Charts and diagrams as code
════════

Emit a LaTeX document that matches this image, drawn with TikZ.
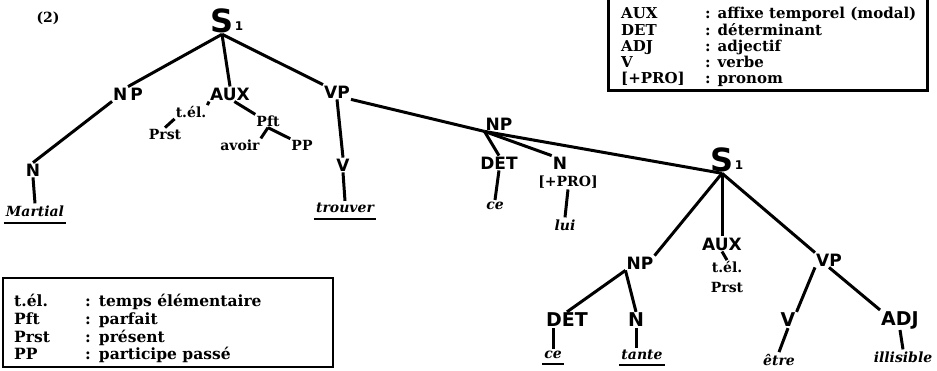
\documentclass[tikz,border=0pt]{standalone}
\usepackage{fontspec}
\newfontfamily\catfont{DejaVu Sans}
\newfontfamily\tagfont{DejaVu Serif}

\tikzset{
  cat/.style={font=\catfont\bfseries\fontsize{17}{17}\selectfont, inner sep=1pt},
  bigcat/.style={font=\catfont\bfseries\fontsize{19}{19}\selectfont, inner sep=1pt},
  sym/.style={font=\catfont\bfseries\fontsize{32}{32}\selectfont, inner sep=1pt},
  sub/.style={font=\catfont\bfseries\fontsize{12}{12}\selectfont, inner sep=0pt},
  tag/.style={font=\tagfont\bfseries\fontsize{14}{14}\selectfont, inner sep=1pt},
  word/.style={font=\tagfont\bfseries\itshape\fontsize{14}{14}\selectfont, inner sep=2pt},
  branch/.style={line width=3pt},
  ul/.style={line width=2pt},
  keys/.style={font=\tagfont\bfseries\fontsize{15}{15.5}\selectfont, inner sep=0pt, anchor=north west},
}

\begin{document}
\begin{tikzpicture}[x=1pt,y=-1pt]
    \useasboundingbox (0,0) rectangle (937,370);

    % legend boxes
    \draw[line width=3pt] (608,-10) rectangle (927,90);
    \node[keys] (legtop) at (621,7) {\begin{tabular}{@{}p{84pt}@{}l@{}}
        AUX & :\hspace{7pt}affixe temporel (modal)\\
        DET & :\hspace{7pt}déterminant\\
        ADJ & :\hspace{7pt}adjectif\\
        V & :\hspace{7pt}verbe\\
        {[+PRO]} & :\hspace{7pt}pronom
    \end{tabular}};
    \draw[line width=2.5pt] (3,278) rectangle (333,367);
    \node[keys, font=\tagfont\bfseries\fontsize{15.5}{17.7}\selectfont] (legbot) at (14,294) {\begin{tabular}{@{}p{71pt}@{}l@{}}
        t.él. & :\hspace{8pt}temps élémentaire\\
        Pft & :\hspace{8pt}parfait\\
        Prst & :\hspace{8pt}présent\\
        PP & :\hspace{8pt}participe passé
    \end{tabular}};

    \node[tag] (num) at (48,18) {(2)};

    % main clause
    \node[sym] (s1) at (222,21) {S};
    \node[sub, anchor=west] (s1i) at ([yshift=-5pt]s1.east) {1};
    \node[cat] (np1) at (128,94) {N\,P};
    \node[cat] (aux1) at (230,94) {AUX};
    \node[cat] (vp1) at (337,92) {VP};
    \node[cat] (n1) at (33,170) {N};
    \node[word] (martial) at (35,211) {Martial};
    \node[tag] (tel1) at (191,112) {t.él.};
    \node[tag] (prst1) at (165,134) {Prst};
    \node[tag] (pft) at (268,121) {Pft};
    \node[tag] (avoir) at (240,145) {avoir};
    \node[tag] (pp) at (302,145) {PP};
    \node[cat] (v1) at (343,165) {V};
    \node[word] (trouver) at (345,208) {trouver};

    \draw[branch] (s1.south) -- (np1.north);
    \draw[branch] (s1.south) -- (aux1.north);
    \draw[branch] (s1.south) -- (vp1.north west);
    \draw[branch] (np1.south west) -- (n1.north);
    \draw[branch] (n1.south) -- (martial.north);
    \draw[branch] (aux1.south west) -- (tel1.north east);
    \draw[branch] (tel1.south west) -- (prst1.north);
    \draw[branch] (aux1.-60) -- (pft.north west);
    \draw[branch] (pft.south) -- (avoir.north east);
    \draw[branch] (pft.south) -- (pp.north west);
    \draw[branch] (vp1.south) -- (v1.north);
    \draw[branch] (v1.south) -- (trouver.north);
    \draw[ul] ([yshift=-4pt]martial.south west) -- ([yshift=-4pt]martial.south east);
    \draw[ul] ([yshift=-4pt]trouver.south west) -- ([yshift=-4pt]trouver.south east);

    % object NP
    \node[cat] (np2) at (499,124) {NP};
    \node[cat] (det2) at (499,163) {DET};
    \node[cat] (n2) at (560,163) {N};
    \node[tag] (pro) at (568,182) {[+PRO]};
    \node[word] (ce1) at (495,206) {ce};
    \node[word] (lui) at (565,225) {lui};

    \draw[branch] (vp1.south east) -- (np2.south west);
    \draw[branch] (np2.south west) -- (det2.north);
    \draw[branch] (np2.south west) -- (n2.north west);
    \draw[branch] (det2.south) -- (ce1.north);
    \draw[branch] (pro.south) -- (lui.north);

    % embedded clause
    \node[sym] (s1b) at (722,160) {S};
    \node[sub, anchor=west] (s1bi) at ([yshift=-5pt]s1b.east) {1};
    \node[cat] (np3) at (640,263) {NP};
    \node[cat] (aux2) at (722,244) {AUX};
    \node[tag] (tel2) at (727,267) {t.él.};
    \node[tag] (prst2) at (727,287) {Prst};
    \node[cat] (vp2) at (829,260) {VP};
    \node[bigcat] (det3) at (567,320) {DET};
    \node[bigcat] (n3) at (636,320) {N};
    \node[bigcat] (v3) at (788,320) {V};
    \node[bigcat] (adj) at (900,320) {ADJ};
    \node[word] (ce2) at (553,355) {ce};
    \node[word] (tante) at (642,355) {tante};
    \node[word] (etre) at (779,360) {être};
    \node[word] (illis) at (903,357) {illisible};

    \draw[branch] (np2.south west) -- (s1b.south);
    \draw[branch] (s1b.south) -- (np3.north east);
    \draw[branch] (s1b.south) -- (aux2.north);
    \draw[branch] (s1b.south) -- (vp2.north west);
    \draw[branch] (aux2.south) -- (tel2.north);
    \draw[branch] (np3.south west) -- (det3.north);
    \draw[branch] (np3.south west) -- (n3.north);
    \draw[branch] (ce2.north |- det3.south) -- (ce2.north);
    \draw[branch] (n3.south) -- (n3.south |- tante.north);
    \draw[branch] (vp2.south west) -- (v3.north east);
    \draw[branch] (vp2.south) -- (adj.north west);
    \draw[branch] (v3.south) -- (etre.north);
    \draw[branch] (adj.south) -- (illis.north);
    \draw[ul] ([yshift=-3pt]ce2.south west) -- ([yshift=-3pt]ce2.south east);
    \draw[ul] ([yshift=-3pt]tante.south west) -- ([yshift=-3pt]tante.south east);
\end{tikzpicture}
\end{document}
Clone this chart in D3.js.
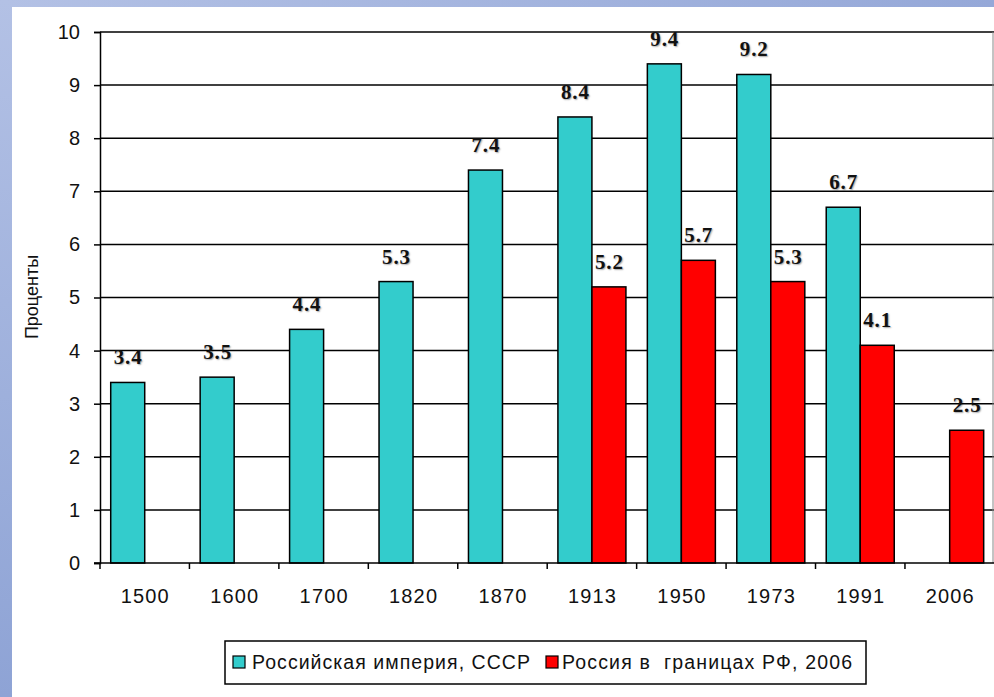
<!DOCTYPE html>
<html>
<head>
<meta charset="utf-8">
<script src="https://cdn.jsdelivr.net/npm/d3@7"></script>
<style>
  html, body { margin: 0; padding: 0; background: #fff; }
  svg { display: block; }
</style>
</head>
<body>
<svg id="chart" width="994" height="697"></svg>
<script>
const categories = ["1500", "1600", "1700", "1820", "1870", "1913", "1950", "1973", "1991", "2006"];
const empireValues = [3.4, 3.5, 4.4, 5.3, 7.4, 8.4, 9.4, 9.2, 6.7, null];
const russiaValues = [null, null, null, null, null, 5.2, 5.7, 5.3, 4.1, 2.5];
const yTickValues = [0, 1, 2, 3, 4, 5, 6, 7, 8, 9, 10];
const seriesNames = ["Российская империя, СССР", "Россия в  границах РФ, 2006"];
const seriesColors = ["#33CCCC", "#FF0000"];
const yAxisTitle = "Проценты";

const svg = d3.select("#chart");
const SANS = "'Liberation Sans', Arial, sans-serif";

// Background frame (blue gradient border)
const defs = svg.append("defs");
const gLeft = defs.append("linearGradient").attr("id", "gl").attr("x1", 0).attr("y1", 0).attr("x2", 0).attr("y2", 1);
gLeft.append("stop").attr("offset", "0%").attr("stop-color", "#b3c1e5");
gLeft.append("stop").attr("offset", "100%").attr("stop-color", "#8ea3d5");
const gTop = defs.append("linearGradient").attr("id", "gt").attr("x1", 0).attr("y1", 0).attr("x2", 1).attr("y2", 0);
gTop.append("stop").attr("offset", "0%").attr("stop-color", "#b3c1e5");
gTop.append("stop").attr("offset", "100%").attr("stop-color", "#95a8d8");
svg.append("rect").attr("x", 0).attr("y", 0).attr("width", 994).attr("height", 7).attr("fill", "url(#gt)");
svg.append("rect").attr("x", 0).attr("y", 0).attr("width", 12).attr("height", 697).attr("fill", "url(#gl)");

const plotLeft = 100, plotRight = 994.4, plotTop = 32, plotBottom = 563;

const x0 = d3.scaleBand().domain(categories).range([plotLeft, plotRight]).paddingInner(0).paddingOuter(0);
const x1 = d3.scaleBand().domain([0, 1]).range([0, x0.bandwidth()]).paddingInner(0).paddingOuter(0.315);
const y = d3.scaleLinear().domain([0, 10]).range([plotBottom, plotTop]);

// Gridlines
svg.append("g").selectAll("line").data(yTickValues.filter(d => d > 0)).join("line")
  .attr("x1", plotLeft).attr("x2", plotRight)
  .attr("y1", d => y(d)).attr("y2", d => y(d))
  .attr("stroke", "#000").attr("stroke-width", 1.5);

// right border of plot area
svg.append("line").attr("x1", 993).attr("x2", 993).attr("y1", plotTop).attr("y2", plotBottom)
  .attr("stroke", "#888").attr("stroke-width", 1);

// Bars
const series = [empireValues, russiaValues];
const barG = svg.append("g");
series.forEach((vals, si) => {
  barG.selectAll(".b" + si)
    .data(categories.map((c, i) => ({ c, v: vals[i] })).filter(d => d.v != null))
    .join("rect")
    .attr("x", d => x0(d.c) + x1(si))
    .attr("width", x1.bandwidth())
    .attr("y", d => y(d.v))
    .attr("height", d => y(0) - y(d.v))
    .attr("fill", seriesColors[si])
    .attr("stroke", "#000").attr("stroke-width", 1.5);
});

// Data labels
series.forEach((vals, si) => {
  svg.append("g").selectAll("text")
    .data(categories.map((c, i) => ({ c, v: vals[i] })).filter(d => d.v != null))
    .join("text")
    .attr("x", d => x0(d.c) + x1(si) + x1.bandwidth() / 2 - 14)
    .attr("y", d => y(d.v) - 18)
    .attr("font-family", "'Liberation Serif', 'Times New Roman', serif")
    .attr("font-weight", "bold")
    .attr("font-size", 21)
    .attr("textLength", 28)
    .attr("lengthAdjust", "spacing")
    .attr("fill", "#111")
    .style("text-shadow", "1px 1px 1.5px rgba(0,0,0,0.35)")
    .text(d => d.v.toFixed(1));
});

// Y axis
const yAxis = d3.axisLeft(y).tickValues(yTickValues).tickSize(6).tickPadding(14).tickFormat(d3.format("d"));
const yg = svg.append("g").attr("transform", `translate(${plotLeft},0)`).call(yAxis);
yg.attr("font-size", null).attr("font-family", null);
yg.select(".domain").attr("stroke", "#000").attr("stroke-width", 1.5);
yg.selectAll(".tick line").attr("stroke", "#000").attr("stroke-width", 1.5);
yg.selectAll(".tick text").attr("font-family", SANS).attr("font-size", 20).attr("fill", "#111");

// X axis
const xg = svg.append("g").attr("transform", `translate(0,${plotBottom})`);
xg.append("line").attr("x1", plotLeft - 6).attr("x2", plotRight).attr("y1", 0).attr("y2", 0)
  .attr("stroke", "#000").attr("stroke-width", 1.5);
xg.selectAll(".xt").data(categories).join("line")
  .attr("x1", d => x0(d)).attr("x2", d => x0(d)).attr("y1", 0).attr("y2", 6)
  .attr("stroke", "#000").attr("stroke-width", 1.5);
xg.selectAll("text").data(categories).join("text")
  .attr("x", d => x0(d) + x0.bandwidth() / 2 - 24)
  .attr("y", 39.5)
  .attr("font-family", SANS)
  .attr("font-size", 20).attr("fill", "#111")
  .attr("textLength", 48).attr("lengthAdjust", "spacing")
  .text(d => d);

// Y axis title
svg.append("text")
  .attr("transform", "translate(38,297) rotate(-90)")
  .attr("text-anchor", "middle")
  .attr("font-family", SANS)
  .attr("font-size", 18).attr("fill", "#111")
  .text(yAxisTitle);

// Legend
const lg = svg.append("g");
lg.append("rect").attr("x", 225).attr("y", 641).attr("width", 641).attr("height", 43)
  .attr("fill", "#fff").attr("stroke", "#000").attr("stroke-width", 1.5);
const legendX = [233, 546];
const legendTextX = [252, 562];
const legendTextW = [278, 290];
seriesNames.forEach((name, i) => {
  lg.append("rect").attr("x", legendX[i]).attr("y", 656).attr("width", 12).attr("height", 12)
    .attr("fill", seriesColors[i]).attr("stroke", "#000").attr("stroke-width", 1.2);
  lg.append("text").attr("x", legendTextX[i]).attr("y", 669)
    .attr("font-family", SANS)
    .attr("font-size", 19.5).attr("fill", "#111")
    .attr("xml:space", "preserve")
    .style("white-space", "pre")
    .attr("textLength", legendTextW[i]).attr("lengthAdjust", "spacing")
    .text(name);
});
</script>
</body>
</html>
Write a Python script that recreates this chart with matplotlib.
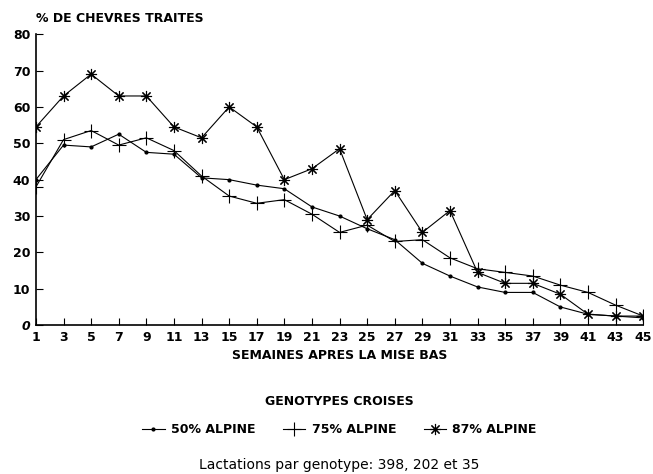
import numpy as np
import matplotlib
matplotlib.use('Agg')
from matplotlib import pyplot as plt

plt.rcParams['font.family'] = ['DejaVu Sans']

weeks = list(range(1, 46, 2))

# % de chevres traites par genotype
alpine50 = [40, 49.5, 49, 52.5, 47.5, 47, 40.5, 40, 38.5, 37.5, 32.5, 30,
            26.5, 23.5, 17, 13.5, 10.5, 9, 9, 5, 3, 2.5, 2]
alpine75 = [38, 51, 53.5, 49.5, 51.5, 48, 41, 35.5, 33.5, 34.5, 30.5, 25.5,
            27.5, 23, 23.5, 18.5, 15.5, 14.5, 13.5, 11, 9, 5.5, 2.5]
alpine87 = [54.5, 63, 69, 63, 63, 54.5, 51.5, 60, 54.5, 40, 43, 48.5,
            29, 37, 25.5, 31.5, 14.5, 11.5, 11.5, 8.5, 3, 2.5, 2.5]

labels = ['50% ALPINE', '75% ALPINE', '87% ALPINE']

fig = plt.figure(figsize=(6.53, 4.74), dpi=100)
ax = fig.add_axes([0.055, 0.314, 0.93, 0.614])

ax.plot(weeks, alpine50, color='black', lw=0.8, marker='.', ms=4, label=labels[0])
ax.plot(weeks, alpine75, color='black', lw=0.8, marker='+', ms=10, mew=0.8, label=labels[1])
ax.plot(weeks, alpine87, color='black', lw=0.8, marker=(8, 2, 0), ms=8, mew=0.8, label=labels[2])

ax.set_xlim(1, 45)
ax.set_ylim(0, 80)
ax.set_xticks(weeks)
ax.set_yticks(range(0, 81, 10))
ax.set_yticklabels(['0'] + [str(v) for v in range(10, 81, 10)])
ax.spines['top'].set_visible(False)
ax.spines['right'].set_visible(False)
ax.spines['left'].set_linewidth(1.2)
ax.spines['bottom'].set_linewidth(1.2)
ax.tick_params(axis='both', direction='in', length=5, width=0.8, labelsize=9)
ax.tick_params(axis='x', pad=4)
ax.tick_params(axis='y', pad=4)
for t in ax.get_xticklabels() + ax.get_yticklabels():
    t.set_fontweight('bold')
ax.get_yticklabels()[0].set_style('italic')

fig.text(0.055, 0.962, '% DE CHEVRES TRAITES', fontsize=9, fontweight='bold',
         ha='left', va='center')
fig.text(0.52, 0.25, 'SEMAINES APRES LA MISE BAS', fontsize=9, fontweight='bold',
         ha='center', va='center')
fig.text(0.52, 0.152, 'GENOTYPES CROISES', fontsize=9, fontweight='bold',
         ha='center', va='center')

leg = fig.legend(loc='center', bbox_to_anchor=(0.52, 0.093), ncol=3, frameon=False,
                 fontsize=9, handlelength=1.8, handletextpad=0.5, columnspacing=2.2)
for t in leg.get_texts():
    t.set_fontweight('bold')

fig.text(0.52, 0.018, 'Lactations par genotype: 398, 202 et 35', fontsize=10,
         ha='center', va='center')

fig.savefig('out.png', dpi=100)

════════

Skip all pictures and retype only the stretch from the line that holds "Write a Python" through the line that holds "weeks = list(range(1, 46, 2))", exactly as written.

*Task result*:
Write a Python script that recreates this chart with matplotlib.
import numpy as np
import matplotlib
matplotlib.use('Agg')
from matplotlib import pyplot as plt

plt.rcParams['font.family'] = ['DejaVu Sans']

weeks = list(range(1, 46, 2))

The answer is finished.